Interviewee Preparation:
5) Apart from the requirement of remaining conscious throughout, the interviewees prepared the speech and were then split into two groups. There was the control group and one that performed 2 minute ‘power posing exercises’, holding 2 such postures for a total of 180 seconds.
All exercises were performed before the interview, rather so that interviewees weren’t labelled insane…
Findings
Those that were chosen by the evaluators, who were totally unaware of the interviewee preparation and control group, were those that stuck the power poses before the meeting. Now, that doesn’t mean that the power posers walked in like cowboys or Wonderwomen. What happened was that they simply manifested a comfort in their own skin, and real zest.
It is these latter two factors, that further research has shown, that are the sole qualities that can win pitches. Content matters of course, but it pales into less significance in the presence of a lack of awkwardness and the presence of enthusiasm.
What this means for your Pitches, Presentations and Interviews:
Preparing for even 2 minutes before a pitch, presentation or interview can change your behaviour. Here’s how you do it:
- Take yourself to a toilet cubicle or any such private space before you present, go into a meeting or whatever the encounter happens to be.
- Think about how you want to feel during that forthcoming session. It could be confidence or freedom. One of my clients used to horse jump and she wanted to evoke the regal sense of control she had when doing so.
- Now see, hear and feel the situation around you that is connected to that desired feeling.
- Embody yourself in it: how are you sitting or standing?
- Enjoy that for 2 mins.
- If you want to change position, ensure it’s another moment which plugs into how you want to feel.
NB. don’t embody that during the forthcoming event. For example, if you’re sitting like this, it won’t go down too well.

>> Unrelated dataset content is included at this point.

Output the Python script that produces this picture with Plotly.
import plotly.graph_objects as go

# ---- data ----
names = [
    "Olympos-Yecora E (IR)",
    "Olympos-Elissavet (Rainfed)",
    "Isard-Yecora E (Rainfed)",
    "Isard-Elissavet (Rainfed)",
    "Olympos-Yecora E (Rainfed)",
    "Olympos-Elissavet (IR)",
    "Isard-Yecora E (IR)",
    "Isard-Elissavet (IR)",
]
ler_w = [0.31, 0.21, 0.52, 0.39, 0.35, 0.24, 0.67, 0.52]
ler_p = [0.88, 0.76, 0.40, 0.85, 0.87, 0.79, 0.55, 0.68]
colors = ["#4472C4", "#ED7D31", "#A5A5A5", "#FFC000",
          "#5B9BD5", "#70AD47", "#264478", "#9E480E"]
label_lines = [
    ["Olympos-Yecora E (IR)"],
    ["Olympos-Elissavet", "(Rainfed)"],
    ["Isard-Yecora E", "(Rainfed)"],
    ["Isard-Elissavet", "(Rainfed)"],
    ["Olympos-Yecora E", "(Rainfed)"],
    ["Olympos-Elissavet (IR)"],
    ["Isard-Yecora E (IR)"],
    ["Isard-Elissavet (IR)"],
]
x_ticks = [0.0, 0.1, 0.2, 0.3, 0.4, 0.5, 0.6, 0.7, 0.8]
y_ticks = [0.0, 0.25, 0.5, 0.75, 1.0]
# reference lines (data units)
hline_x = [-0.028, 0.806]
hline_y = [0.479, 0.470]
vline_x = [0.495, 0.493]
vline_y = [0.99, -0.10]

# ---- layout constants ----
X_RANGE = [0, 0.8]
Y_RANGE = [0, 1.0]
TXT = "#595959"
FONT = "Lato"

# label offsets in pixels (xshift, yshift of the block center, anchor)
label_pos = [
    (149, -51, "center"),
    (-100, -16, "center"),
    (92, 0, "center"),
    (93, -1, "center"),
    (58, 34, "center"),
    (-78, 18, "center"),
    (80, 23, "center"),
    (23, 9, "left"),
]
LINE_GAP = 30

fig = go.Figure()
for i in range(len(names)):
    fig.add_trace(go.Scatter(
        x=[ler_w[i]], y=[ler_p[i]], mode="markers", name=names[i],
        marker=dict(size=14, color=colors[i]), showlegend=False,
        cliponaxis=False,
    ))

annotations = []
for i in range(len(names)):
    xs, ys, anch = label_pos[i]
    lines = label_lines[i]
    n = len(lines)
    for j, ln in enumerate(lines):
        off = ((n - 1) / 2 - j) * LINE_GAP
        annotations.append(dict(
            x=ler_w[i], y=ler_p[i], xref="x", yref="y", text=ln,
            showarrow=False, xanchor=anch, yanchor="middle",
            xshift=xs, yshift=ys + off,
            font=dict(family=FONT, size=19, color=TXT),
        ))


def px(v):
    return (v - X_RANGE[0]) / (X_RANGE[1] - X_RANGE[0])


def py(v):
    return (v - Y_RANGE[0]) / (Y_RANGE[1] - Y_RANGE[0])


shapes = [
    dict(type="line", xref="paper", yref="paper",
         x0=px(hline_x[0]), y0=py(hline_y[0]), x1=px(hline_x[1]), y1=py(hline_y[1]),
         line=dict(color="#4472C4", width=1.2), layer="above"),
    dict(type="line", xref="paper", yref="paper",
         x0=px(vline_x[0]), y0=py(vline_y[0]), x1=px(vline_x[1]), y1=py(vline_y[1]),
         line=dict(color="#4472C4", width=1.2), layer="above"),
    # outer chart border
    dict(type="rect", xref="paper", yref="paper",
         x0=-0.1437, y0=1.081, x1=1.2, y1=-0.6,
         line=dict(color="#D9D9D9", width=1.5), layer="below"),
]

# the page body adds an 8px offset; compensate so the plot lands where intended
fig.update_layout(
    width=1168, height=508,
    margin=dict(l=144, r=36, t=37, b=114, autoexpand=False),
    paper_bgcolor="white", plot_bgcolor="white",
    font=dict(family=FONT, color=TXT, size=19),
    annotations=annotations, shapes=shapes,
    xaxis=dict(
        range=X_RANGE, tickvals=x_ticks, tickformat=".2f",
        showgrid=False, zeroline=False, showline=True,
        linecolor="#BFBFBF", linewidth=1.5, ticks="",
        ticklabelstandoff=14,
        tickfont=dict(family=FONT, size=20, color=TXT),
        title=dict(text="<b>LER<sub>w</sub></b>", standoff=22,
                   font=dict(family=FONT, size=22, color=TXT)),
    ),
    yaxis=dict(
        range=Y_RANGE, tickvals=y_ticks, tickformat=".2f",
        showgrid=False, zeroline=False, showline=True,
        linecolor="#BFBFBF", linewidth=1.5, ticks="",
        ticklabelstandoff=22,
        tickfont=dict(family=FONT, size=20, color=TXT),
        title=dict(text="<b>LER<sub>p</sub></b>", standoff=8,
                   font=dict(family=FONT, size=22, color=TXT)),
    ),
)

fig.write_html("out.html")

However, trust that the hormone change will make you feel more in control and exude greater self assurance.
These small tweaks will create big changes in your behaviour, which in turn, will create different outcomes, so your body language can, in the most subtle of ways, change your life.
For more information and illustrations of power poses, see Amy Cuddy’s 17 minute video below. At 11:11 mins, she talks about the interview experiment.
POST SCRIPT: Since presenting Power Poses at TED, Amy Cuddy was catapulted to fame, then to notoriety as she was slated for the veracity of her research.
Such was the hostility in academia towards Cuddy, that even her colleagues involved with the study disassociated themselves from it.
However, I knew it worked then and am even more certain of the technique since Cuddy has put the theory through measures that exceed the methods usually used in such research, going beyond her critics’ criteria.
Along with that, came a rebrand and she now calls the technique ‘Postural Feedback’.